-- AVAILABLE DATA start --

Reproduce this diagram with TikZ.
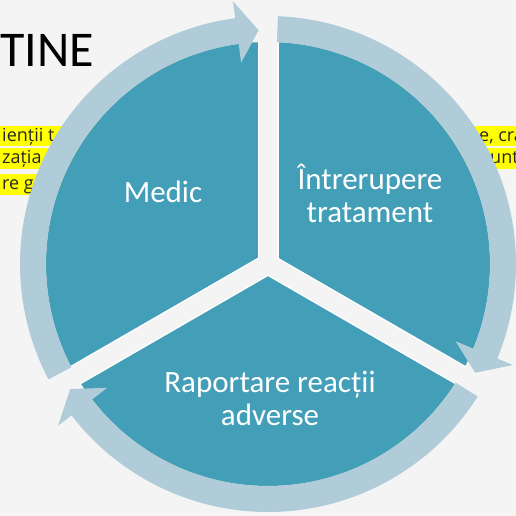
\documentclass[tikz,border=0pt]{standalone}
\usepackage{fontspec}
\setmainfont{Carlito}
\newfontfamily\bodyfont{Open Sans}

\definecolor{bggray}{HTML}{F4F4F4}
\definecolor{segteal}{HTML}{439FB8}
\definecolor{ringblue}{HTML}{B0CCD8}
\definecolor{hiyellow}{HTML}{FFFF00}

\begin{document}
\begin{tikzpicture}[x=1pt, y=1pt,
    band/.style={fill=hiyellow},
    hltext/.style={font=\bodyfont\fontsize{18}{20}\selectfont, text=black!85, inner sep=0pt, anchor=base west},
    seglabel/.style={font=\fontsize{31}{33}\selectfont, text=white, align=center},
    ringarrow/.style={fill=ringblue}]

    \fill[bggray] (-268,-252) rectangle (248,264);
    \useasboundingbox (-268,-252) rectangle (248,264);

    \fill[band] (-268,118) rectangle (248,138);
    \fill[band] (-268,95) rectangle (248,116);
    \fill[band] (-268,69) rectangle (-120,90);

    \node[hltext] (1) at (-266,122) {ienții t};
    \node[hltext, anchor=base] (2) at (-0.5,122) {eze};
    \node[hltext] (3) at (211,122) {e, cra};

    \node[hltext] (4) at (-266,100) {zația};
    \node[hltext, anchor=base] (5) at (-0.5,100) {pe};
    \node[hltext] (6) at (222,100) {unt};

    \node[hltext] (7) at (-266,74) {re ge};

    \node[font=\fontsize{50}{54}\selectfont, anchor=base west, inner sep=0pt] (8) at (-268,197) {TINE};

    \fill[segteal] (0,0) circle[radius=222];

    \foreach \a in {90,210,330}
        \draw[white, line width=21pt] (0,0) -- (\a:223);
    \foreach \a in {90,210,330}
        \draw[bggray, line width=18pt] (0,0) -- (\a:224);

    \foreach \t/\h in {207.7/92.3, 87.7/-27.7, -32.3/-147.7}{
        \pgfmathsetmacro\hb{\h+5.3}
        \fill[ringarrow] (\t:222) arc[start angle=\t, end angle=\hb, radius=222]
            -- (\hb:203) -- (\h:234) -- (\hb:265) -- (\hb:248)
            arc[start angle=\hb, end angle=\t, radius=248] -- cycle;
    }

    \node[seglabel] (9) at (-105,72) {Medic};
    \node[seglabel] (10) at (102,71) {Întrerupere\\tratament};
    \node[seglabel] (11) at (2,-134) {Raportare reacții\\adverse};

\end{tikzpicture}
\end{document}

-- AVAILABLE DATA end --

• WRITTEN REQUEST: Return the listing above in full and without alteration, excluding its pictures.

• ANSWER FOR THIS EXERCISE:
Reproduce this diagram with TikZ.
\documentclass[tikz,border=0pt]{standalone}
\usepackage{fontspec}
\setmainfont{Carlito}
\newfontfamily\bodyfont{Open Sans}

\definecolor{bggray}{HTML}{F4F4F4}
\definecolor{segteal}{HTML}{439FB8}
\definecolor{ringblue}{HTML}{B0CCD8}
\definecolor{hiyellow}{HTML}{FFFF00}

\begin{document}
\begin{tikzpicture}[x=1pt, y=1pt,
    band/.style={fill=hiyellow},
    hltext/.style={font=\bodyfont\fontsize{18}{20}\selectfont, text=black!85, inner sep=0pt, anchor=base west},
    seglabel/.style={font=\fontsize{31}{33}\selectfont, text=white, align=center},
    ringarrow/.style={fill=ringblue}]

    \fill[bggray] (-268,-252) rectangle (248,264);
    \useasboundingbox (-268,-252) rectangle (248,264);

    \fill[band] (-268,118) rectangle (248,138);
    \fill[band] (-268,95) rectangle (248,116);
    \fill[band] (-268,69) rectangle (-120,90);

    \node[hltext] (1) at (-266,122) {ienții t};
    \node[hltext, anchor=base] (2) at (-0.5,122) {eze};
    \node[hltext] (3) at (211,122) {e, cra};

    \node[hltext] (4) at (-266,100) {zația};
    \node[hltext, anchor=base] (5) at (-0.5,100) {pe};
    \node[hltext] (6) at (222,100) {unt};

    \node[hltext] (7) at (-266,74) {re ge};

    \node[font=\fontsize{50}{54}\selectfont, anchor=base west, inner sep=0pt] (8) at (-268,197) {TINE};

    \fill[segteal] (0,0) circle[radius=222];

    \foreach \a in {90,210,330}
        \draw[white, line width=21pt] (0,0) -- (\a:223);
    \foreach \a in {90,210,330}
        \draw[bggray, line width=18pt] (0,0) -- (\a:224);

    \foreach \t/\h in {207.7/92.3, 87.7/-27.7, -32.3/-147.7}{
        \pgfmathsetmacro\hb{\h+5.3}
        \fill[ringarrow] (\t:222) arc[start angle=\t, end angle=\hb, radius=222]
            -- (\hb:203) -- (\h:234) -- (\hb:265) -- (\hb:248)
            arc[start angle=\hb, end angle=\t, radius=248] -- cycle;
    }

    \node[seglabel] (9) at (-105,72) {Medic};
    \node[seglabel] (10) at (102,71) {Întrerupere\\tratament};
    \node[seglabel] (11) at (2,-134) {Raportare reacții\\adverse};

\end{tikzpicture}
\end{document}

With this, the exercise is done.